Although the victims -- the pilots flying the
small airplanes -- came from the anti-Castro
Cuban exile community, the groups in Miami
nevertheless scored a triumph. Instead of the
expected loosening of the economic embargo, a
law that stiffened it was passed.
The analyst said the difference between that
incident and what is happening today is that
''in 1996, Cuba benefited by a near-universal
backlash around the world against the
Helms-Burton Act due to its extra-territorial
reach, while today it is very difficult to
find any support for the measures applied'' by
the Cuban government.
The government even appears to have
underestimated the broad opposition that the
summary trial and executions of the three
hijackers would generate among the Cuban
population.
As in 1996, those who will be hardest hit by a
strengthening of the embargo will be the
members of hundreds of thousands of Cuban
families separated by the Florida Straits.

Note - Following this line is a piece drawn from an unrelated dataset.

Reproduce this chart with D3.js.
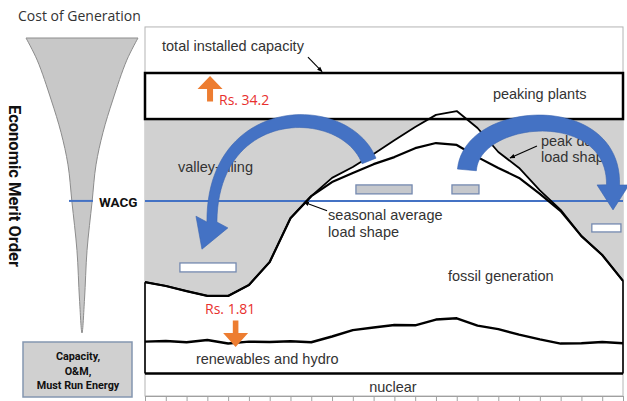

''Those who will be punished are many families
that have adapted their lives to the economic
standards and the considerable benefits
provided, under the current conditions in
Cuba, by the small remittances'' sent from the
United States, said an official statement by
the Cuban government Friday.
Expatriate remittances, mainly sent from the
United States, amount to around one billion
dollars a year, which makes them a key source
of foreign exchange and income in this
Caribbean island nation of 11.2 million.
María de los Angeles Martínez, a 64-year-old
woman, said she gets by thanks to the ''small
amounts of money that my two children send me
every month from the United States.''
Foreign Minister Felipe Pérez Roque said Cuba
was considering withdrawing its application to
join the 78-nation Cotonou Agreement, a
programme through which the EU provides trade
benefits and aid to former European colonies.
The minister said Havana might withdraw its
request because some EU nations want to set
conditions on Cuba's membership. He also
reiterated the government's refusal to allow
special UN envoy Chanet to visit the island.